A city task force examining taxpayer incentives to developers is recommending new criteria for the awards, including profit sharing on all projects, independent monitors and possible use of such inducements to help rebuild Baltimore’s middle class.
During a hearing at City Hall Thursday, members of the task force endorsed a plan to institute a moratorium on granting tax increment financing (TIFs) and payments in lieu of taxes (PILOTs) until the task force recommendations are aired by city officials.
That plan was immediately rejected by Mayor Stephanie Rawlings-Blake, whose spokesman released a statement that called it “puzzling.”
“To hold up TIF or PILOT legislation would be reckless, and threatens to kill job creation in the city,” said Ian Brennan, a spokesman for Rawlings-Blake.
M.J. “Jay” Brodie, president of the Baltimore Development Corp., the city’s nonprofit development arm, declined to comment on the moratorium.
The task force’s report was released Thursday by City Councilman Carl Stokes, who formed the group in January, and chairs the council’s Taxation, Finance and Economic Development Committee.
At a committee hearing Thursday, the 11 recommendations — excluding the recommendation for the moratorium that was offered verbally during the hearing — were introduced. The report is expected to be considered by the entire City Council early next year, Stokes said.
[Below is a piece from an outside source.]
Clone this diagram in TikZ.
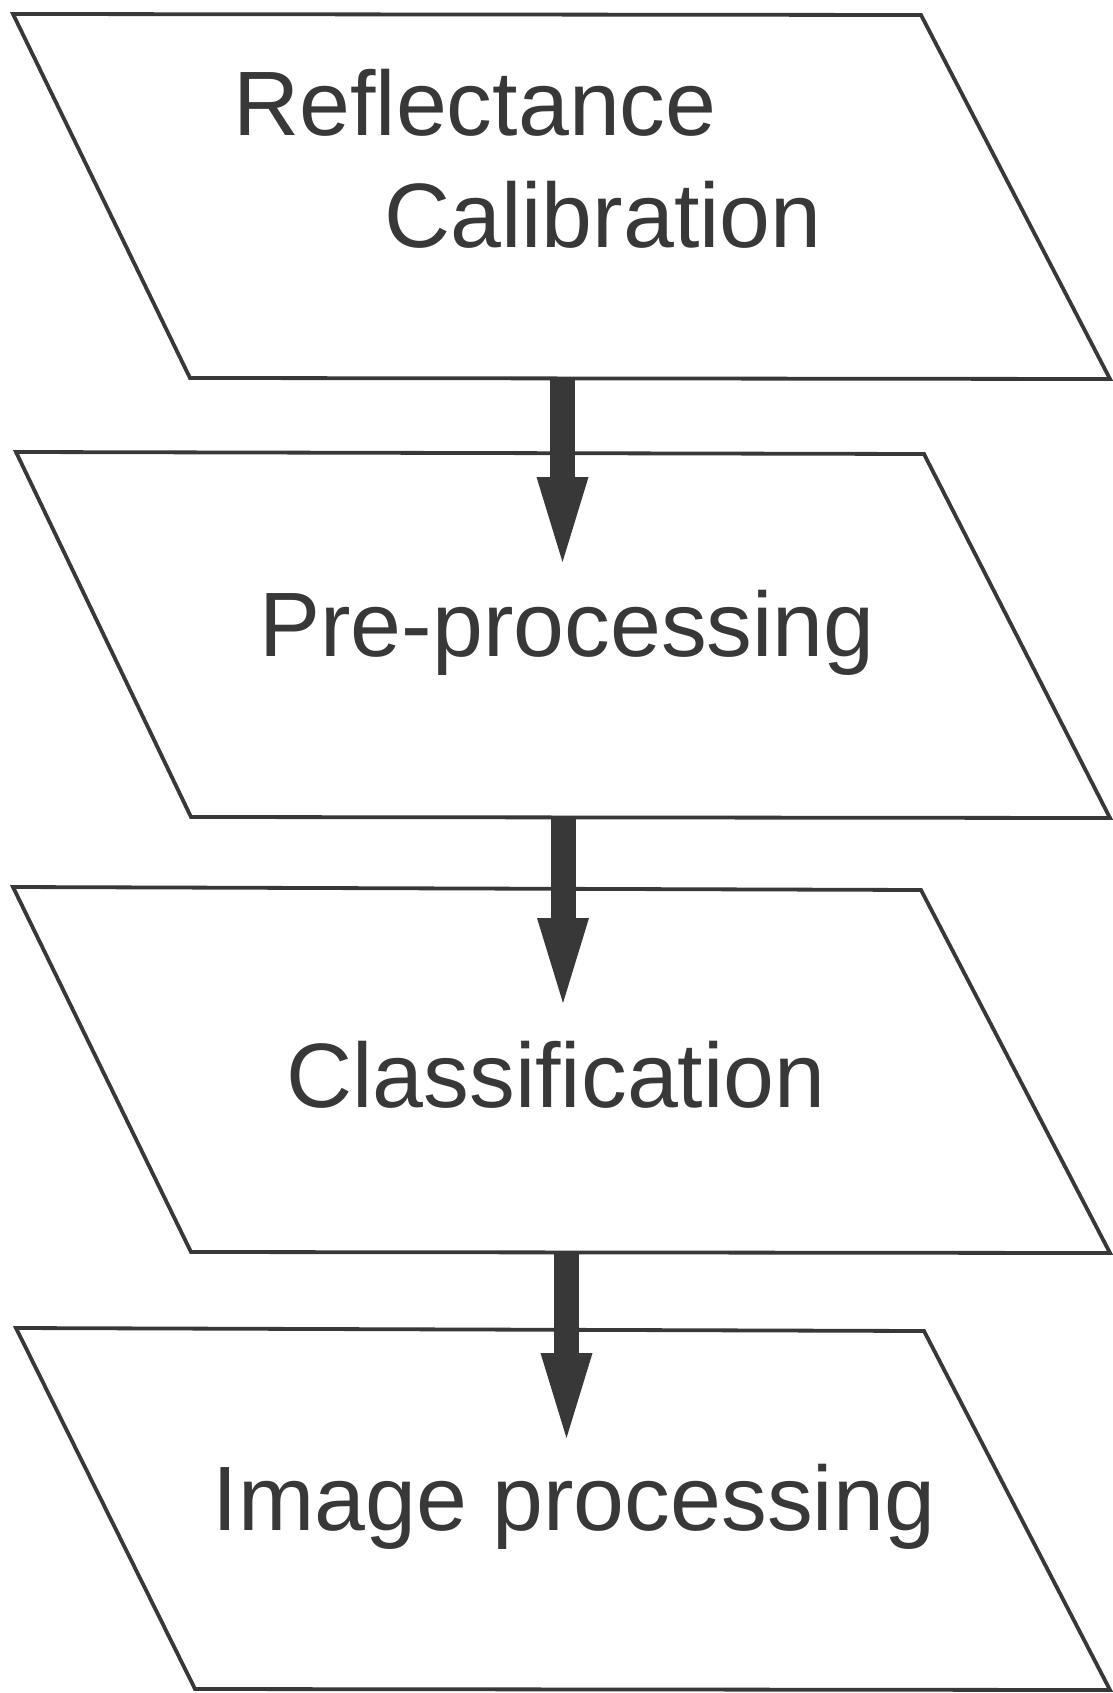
\documentclass[tikz,border=0pt]{standalone}
\usepackage{fontspec}
\setmainfont{Liberation Sans}
\usetikzlibrary{arrows.meta}
\definecolor{ink}{HTML}{383838}
\begin{document}
\begin{tikzpicture}[x=1pt,y=-1pt,
  boxline/.style={draw=ink, line width=3.8pt, line join=miter},
  lbl/.style={anchor=base, inner sep=0pt, text=ink, font=\fontsize{91.5}{110}\selectfont},
  flow/.style={draw=ink, fill=ink, line width=25pt,
    -{Triangle[width=52pt,length=85pt,line width=0pt]}}]
\useasboundingbox[fill=white] (0,0) rectangle (1112,1693);

% box 1
\coordinate (b1tl) at (13,14);  \coordinate (b1tr) at (921,15);
\coordinate (b1br) at (1110,379); \coordinate (b1bl) at (190,378);
% box 2
\coordinate (b2tl) at (16,452);  \coordinate (b2tr) at (924,454);
\coordinate (b2br) at (1110,818); \coordinate (b2bl) at (191,817);
% box 3
\coordinate (b3tl) at (13,887);  \coordinate (b3tr) at (921,890);
\coordinate (b3br) at (1110,1253); \coordinate (b3bl) at (191,1252);
% box 4
\coordinate (b4tl) at (16,1328);  \coordinate (b4tr) at (924,1331);
\coordinate (b4br) at (1110,1690); \coordinate (b4bl) at (195,1689);

\draw[boxline] (b1tl) -- (b1tr) -- (b1br) -- (b1bl) -- cycle;
\draw[boxline] (b2tl) -- (b2tr) -- (b2br) -- (b2bl) -- cycle;
\draw[boxline] (b3tl) -- (b3tr) -- (b3br) -- (b3bl) -- cycle;
\draw[boxline] (b4tl) -- (b4tr) -- (b4br) -- (b4bl) -- cycle;

\node[lbl] (t1a) at (475,136) {Reflectance};
\node[lbl] (t1b) at (603,248) {Calibration};
\node[lbl] (t2) at (567,656) {Pre-processing};
\node[lbl] (t3) at (556,1107) {Classification};
\node[lbl] (t4) at (574,1530) {Image processing};

% connectors
\coordinate (a1s) at (562.5,378);  \coordinate (a1e) at (562.5,562);
\coordinate (a2s) at (563,818);    \coordinate (a2e) at (563,1003);
\coordinate (a3s) at (566.5,1253); \coordinate (a3e) at (566.5,1438);
\draw[flow] (a1s) -- (a1e);
\draw[flow] (a2s) -- (a2e);
\draw[flow] (a3s) -- (a3e);
\end{tikzpicture}
\end{document}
The task force met nine times beginning Jan. 11. It was chaired by local developer Wendy Blair and businessman Calman “Buddy” Zamoiski and included Baltimore Orioles owner and attorney Peter G. Angelos, Abell Foundation President Robert Embry and Morgan State University Urban Affairs Professor Linda Loubert.
Stokes had said the task force was formed because the city had no clear policies regarding TIFs or PILOTs, the main incentives given to developers to spur economic development in Baltimore.
“The use of commercial PILOTs and TIFs to support private investment in Baltimore is relatively recent and largely unstudied,” the report said. “The proposed use of TIFs has accelerated in the past five years. The Mayor and City Council and the Board of Estimates have not adopted a detailed policy for the use of these subsidies, however, the Baltimore Development Corp. and the Board of Finance Commissioners have separately put in place policy guidelines.”
Stokes said the incentives are intricate, and often involve deals lasting up to 30 years that grant property tax breaks to developers in return for large-scale developments.
“This is a big one,” Stokes said, of a recommendation for the city to become partners in the developments in exchange for the tax breaks through profit sharing. “The city is an investor in any one of these projects — it is not a gift.”
The recommendations of the Task Force on Baltimore City Public/Private Development Financing Efforts include:
-Establishing policies and procedures that foster greater transparency.
-Establishing standard criteria for profit sharing on all projects.
-Establishing independent systems to evaluate and monitor proposed and active TIFs and PILOTs, including an independent advisory body with staff support independent of the development agencies. TIF and PILOT commitments should expire after a reasonable amount of time if the developer has failed to move ahead on the project; transfers should be subject to city approval.
-Prioritizing the economic development goals of the city and examining the use of TIF and PILOTS for “public goods” projects as well as building a larger middle class.
-Developing an economic development incentive program to advance area specific goals.
-Fostering better coordination between the city economic development agencies and the Department of Planning.
Baltimore has 11 TIF districts, with debt that totals $135 million. TIFs are set up by the city and funded through the sale of private bonds — repaid to investors from diverted property taxes over a period of up to 30 years.
The city’s largest TIF is with East Baltimore Development Inc.’s $1.8 billion redevelopment of 88 acres in Middle East, for which $78 million in bonds has been sold to help fund infrastructure and development. So far, $564 million has been spent on the project, $212.6 million of that in public funds.
PILOTs are payments negotiated with developers in lieu of property taxes. The city has 90 PILOTs outstanding. There are 11 downtown PILOTs that exempt real property tax totaling more than $12.8 million, the task force report states.
For example, a PILOT granted in 2009 for construction of a parking garage in Harbor East in the new Legg Mason Tower led to the exemption of $667,523 in property taxes last year for its owner, H&S Properties. The company paid $78,893 of its total tax bill of $711,501, according to the BDC.
Nearly all TIFs and PILOTs must be approved by the City Council, Board of Estimates and the mayor.
The task force also found that TIFs are included in the city’s general credit debt load, and therefore, are calculated as part of the overall credit rating.
The study found that developers request publicly supported incentives to help finance large projects — and that has in some cases created a backlash in community support.
“The City of Baltimore has many economic development goals. The absence of any stated prioritization of these goals gives the appearance that the process is developer driven and thus reactionary,” the report said. “Additionally, a negative bias regarding the marketability of Baltimore exists, which seems to perpetuate the status quo. For example, comments like ‘no one is banging down the door to develop in Baltimore’ or ‘you take what you can get’ promote a sense of passivity.”